[Stored dataset items]
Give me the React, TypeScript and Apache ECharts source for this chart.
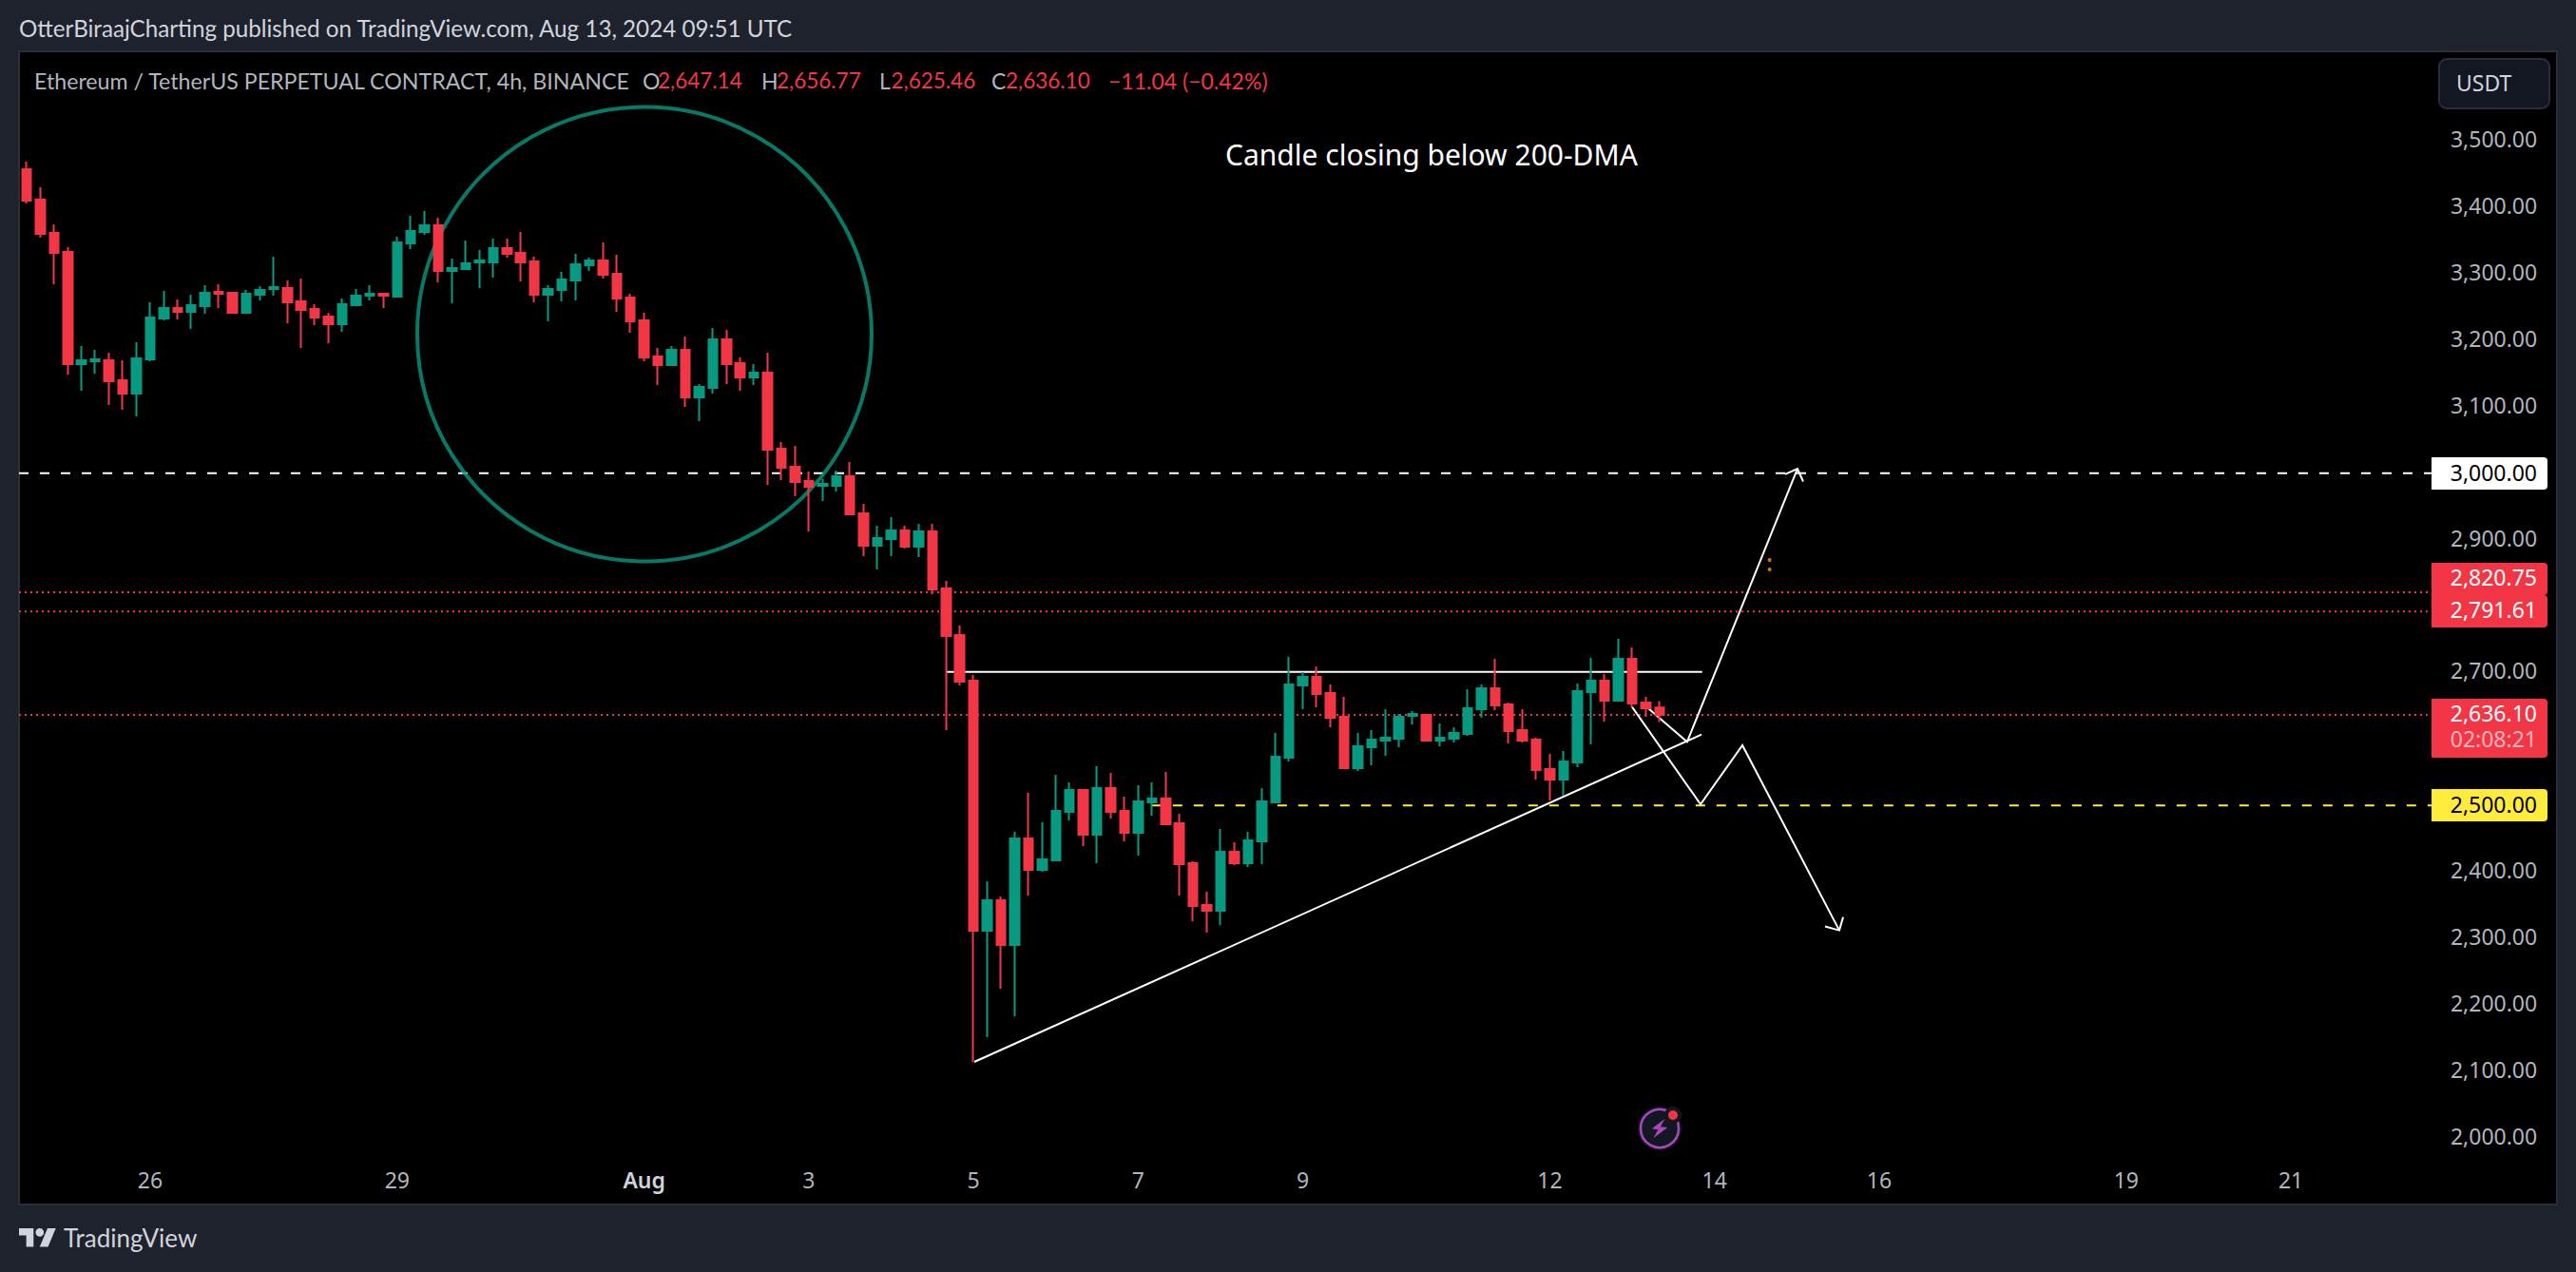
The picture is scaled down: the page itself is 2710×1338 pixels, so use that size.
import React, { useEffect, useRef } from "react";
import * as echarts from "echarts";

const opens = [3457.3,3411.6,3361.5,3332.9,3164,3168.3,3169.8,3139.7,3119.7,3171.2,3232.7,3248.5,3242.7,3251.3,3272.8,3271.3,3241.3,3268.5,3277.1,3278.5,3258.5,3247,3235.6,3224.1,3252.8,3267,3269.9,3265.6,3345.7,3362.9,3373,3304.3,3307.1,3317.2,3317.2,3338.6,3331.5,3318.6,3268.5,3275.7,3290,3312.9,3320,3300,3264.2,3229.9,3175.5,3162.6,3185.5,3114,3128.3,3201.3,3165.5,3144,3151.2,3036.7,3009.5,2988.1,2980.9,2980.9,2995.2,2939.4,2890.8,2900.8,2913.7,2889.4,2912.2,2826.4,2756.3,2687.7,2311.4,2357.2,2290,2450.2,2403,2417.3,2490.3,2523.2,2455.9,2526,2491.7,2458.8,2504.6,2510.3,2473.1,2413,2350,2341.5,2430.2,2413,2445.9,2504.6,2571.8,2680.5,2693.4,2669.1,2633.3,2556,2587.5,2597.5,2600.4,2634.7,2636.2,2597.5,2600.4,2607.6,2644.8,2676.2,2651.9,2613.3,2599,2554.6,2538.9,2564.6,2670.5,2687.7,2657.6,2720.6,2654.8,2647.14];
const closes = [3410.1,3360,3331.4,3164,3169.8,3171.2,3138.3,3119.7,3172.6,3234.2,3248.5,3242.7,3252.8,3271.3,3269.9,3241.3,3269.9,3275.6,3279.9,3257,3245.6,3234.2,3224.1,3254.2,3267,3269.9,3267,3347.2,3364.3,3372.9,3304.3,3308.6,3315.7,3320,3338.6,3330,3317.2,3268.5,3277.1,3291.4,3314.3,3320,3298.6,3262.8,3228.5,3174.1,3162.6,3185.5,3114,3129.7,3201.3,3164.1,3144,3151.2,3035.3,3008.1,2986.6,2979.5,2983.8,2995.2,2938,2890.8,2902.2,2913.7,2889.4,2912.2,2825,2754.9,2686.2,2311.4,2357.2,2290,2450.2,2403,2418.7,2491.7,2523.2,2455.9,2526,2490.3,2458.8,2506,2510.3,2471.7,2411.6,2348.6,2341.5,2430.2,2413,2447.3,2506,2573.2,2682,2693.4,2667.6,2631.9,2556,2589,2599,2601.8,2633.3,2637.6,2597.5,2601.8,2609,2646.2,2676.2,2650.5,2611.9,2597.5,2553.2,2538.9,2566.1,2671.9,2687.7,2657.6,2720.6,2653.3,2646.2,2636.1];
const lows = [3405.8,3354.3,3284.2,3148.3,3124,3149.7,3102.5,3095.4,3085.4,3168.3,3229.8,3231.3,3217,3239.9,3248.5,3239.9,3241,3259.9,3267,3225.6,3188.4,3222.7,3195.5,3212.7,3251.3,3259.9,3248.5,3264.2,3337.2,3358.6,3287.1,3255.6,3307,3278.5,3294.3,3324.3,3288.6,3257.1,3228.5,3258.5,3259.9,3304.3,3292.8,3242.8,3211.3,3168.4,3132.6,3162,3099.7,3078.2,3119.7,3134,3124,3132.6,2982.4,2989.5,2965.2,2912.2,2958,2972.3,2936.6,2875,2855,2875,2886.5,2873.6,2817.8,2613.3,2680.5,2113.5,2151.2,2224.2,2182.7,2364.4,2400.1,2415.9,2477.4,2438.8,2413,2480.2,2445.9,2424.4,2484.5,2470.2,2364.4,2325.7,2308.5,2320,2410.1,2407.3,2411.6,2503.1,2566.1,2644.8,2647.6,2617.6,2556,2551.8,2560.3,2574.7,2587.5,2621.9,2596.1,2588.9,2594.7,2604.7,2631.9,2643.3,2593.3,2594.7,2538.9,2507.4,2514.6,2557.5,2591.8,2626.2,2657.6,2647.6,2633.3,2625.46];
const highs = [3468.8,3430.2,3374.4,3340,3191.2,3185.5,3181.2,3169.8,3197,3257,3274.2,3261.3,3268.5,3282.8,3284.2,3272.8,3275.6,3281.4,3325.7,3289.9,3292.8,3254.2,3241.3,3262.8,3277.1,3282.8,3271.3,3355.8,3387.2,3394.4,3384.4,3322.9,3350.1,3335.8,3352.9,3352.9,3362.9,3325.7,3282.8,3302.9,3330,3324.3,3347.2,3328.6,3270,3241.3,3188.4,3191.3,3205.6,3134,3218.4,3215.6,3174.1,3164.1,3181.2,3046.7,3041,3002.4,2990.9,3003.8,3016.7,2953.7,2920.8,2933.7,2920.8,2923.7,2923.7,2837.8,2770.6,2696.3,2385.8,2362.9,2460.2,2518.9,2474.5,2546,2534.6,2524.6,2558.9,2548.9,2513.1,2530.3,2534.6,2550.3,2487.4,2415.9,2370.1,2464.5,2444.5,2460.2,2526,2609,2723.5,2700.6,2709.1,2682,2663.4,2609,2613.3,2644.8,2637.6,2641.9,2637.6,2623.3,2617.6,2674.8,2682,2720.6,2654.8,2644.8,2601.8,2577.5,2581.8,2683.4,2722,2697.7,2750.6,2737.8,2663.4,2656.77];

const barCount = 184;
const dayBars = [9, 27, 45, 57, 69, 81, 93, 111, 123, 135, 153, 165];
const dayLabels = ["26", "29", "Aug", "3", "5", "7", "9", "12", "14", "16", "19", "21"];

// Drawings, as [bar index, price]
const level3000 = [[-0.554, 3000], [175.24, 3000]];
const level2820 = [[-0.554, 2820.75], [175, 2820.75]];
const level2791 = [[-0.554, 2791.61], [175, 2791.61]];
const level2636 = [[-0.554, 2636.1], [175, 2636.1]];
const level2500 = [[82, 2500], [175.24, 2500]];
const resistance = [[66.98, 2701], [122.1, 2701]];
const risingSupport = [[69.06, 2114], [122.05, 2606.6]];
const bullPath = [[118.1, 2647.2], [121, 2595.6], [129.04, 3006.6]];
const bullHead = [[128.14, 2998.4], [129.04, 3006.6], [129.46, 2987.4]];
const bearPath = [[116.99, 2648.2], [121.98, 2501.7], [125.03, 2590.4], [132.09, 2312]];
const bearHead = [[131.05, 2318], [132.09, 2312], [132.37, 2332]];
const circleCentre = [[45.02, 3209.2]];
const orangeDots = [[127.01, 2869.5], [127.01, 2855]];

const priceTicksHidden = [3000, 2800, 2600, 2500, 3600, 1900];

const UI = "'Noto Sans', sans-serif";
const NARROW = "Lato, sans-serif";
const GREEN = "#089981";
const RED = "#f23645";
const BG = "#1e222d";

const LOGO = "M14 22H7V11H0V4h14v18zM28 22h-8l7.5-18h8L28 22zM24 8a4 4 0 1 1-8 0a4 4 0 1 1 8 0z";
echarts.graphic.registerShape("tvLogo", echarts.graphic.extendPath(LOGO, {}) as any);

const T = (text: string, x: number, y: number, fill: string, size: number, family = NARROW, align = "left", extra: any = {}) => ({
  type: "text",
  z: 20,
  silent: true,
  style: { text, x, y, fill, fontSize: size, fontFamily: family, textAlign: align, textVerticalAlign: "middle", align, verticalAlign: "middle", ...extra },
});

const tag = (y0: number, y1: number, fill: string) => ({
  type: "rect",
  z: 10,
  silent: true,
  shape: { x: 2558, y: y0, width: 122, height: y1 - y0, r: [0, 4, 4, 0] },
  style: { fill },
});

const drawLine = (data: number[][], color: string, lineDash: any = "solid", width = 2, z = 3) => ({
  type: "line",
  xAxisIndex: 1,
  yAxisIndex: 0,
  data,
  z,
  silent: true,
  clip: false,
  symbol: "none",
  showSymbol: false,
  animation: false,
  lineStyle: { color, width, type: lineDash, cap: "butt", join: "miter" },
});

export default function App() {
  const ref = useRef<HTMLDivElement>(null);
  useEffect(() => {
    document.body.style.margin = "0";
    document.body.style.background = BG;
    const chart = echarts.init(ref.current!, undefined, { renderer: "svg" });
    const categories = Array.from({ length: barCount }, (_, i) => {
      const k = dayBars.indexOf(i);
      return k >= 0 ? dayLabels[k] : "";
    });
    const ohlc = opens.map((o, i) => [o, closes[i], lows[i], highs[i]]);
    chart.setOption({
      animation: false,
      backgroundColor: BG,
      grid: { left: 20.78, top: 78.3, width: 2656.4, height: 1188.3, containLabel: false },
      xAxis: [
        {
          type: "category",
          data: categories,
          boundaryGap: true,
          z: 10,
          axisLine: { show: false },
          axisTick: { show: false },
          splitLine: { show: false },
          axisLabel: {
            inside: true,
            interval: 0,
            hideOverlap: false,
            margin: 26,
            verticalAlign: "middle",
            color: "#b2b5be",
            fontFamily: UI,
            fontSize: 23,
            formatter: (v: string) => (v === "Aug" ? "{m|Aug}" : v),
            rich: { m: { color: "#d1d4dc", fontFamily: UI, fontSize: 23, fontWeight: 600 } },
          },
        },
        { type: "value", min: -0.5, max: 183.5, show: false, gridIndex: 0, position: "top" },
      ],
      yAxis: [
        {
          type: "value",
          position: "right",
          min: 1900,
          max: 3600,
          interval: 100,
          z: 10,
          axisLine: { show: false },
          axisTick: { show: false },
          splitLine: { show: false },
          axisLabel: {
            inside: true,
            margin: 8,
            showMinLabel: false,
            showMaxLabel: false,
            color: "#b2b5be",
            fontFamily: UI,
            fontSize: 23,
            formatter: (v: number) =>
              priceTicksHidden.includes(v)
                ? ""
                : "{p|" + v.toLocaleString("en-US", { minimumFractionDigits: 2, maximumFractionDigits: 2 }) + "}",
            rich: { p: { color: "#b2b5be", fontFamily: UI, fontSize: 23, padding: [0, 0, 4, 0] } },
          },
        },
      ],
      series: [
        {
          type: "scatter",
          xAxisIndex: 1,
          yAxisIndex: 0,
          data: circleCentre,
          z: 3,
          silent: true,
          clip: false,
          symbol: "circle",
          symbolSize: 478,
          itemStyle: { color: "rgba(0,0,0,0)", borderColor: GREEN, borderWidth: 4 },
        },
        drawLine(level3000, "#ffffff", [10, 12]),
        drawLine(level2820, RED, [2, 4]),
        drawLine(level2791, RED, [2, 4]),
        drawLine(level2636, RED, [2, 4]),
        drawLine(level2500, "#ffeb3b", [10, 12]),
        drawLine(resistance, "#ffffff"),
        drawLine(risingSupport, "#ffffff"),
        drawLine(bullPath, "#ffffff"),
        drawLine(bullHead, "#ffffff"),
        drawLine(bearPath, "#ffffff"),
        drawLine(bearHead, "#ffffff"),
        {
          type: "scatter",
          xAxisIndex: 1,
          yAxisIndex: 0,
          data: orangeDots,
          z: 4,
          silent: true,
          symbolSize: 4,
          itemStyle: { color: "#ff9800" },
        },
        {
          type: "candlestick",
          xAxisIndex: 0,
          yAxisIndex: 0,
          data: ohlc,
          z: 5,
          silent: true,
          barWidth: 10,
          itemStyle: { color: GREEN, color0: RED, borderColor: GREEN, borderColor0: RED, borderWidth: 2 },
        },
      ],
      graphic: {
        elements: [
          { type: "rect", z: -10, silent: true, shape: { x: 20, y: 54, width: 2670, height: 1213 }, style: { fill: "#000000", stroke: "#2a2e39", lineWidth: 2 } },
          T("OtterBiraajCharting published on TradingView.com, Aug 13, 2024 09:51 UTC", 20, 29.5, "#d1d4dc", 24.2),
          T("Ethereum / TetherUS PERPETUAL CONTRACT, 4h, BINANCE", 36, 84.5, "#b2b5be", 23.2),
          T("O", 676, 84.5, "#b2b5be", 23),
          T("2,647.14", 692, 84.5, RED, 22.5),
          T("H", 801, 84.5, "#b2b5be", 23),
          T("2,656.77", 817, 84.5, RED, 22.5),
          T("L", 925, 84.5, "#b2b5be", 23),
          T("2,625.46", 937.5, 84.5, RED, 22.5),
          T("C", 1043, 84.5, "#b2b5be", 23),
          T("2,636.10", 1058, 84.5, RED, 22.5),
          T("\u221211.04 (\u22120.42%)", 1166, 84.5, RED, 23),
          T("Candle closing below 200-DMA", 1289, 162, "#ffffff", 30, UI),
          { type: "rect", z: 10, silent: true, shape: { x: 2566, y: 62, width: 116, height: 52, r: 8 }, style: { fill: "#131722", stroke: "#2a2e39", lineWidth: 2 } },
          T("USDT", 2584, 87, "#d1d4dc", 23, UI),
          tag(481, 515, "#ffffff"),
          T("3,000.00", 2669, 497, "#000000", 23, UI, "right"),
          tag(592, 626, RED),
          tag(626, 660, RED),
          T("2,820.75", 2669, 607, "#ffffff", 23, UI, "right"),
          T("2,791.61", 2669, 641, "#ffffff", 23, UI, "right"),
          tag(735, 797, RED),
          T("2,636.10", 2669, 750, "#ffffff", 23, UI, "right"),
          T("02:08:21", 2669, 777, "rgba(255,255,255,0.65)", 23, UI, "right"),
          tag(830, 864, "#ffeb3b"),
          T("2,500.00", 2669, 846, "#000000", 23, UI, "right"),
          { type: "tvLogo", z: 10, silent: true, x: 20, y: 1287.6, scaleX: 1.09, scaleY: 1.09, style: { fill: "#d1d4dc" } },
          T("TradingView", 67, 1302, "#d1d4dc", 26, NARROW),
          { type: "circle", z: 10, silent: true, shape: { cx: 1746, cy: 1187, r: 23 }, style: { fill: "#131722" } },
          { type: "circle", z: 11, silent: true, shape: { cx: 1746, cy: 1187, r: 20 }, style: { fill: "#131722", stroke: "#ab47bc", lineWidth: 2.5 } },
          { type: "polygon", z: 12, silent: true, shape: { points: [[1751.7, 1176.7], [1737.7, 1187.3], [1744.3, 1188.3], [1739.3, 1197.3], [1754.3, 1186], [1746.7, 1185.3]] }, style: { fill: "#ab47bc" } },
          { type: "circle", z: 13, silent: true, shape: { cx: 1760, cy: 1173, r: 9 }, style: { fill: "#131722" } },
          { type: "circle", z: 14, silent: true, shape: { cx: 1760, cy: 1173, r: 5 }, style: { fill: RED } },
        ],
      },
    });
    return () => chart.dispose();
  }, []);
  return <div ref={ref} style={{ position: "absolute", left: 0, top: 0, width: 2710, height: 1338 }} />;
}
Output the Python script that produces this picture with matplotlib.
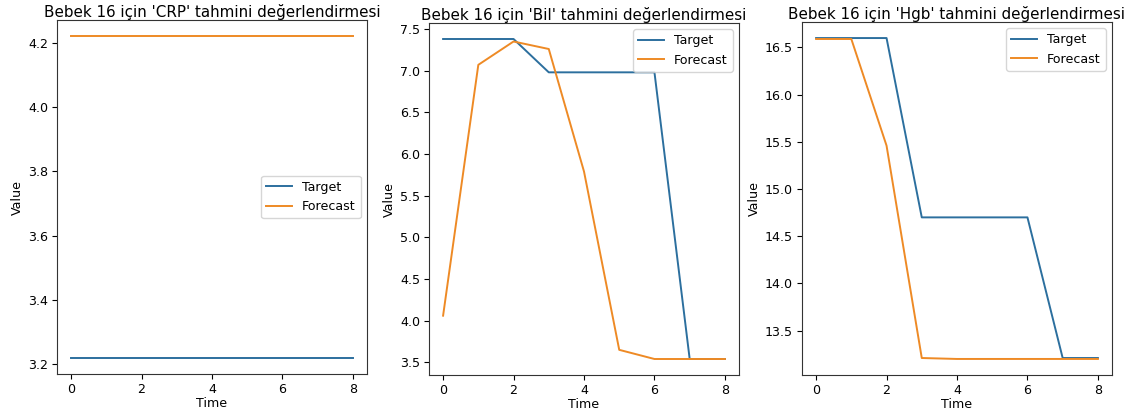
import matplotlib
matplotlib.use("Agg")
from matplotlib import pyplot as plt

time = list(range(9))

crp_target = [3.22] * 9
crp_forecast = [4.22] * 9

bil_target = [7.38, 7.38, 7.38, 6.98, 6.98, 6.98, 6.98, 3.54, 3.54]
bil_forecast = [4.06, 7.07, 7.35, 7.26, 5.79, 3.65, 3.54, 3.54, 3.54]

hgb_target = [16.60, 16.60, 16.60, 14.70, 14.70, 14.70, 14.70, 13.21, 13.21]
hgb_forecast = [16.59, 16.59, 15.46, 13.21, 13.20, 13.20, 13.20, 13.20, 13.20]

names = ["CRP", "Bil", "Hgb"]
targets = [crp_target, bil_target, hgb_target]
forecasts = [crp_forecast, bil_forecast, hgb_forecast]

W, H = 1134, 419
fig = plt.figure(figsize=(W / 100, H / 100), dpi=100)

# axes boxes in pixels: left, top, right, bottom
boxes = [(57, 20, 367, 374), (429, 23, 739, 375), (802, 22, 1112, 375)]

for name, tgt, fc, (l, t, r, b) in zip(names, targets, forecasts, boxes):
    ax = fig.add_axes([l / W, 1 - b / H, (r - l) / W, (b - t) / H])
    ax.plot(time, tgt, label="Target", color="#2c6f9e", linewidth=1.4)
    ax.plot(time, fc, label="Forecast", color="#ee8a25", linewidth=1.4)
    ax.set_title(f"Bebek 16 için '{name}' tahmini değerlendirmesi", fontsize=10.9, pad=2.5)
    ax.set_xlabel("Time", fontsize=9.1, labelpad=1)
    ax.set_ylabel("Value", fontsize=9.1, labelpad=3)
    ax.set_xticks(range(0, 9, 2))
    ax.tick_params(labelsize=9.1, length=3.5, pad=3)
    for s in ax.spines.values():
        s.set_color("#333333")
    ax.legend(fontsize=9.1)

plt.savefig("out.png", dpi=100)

▸ Exercise instructions: Write down every line from the opening of the listing to the line with "import * as", both included, and nothing else; the pictures are omitted.

▸ Output below:
Give me the React, TypeScript and Apache ECharts source for this chart.
The picture is scaled down: the page itself is 2710×1338 pixels, so use that size.
import React, { useEffect, useRef } from "react";
import * as echarts from "echarts";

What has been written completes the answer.